Uniqueness of Algeria

  • Direct Annexation: Algeria was considered an integral part of France, divided administratively into departments, unlike other colonies. European settlers (pieds noirs) formed a significant minority fiercely opposed to independence.
  • Unequal Citizenship: Algerian Muslims were denied equal rights, despite many fighting for France in WWII.

Escalation of Conflict

  • FLN Formation: The National Liberation Front (FLN) emerged in 1954, demanding complete national independence and using guerrilla tactics and terrorism.
  • French Military Response: France responded with significant military force, including the brutal Battle of Algiers (1957). French colonial paratrooper propaganda poster
  • International Pressure: Despite France presenting it as an internal affair, the conflict gained international attention, especially from Arab, African, and Asian nations, forcing France to defend its actions at the UN.
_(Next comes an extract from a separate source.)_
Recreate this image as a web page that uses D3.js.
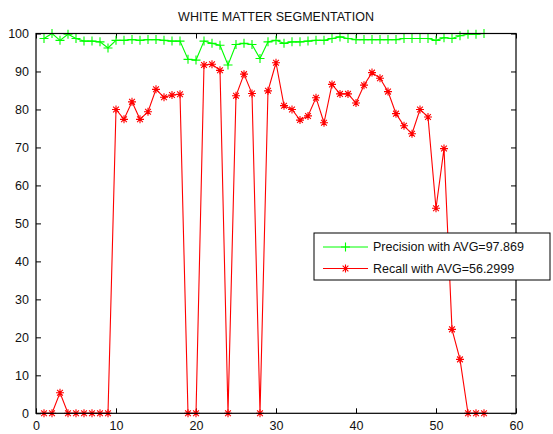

De Gaulle's Role and Resolution

  • Return to Power: The Algerian crisis led to the collapse of France's Fourth Republic and the return of Charles de Gaulle in 1958, seen as the only leader capable of resolving the crisis. General de Gaulle in Algiers 1958
  • Shift in Policy: De Gaulle, initially appearing to favor French presence, eventually recognized Algerians' right to self-determination in 1959.
  • Evian Accords (1962): After referendums in both France and Algeria, the Evian Accords were signed, granting Algeria sovereignty and independence. France secured economic ties, particularly regarding oil reserves.
  • Exodus of Pieds Noirs: This period saw hundreds of thousands of European settlers leave Algeria for France.

Key Takeaways

  • Decolonisation was a complex, multi-faceted process driven by internal nationalist aspirations and external geopolitical shifts.
  • The nature of decolonisation varied significantly, ranging from relatively peaceful negotiations to prolonged, violent struggles.
  • World War II critically weakened colonial powers and fueled nationalist movements.
  • The Cold War often transformed decolonisation conflicts into proxy battles between superpowers.
  • Leaders like Gandhi, Ho Chi Minh, and Jinnah played crucial roles in shaping independence movements.
  • The legacy of decolonisation continues to impact international relations and nation-building in former colonial territories.